## What to produce
Among the records that follow, count the lines with the string "this"; report only that count.

## Data lines
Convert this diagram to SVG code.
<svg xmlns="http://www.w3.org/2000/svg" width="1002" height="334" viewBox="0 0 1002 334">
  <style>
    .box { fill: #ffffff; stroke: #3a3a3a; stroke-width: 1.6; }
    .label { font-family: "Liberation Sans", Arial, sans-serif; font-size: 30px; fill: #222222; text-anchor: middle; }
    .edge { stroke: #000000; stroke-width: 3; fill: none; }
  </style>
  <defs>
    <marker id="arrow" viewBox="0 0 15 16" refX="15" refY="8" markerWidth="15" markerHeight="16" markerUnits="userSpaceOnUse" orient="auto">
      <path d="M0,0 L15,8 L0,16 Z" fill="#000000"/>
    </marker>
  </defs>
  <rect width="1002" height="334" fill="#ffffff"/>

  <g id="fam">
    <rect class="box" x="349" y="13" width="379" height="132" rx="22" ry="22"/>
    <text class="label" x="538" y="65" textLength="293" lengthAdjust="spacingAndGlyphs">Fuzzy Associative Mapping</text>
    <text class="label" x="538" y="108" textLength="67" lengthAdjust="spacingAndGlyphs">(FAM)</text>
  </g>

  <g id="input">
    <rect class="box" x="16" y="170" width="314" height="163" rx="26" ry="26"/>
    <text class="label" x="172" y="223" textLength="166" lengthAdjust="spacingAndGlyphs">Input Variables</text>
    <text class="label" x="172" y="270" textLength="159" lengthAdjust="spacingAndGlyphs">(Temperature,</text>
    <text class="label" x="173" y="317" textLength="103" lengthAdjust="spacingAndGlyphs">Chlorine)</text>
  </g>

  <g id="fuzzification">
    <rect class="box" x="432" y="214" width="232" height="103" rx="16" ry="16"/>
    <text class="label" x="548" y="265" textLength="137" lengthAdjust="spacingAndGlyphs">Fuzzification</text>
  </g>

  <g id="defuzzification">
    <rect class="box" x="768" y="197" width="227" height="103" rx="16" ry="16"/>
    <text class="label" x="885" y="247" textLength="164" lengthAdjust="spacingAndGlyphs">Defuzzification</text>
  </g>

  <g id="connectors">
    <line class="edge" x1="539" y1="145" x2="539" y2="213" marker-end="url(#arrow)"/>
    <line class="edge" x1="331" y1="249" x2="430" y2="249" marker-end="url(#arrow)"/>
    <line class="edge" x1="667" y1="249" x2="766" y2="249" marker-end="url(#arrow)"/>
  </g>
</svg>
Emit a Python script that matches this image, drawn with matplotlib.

## Complete answer
2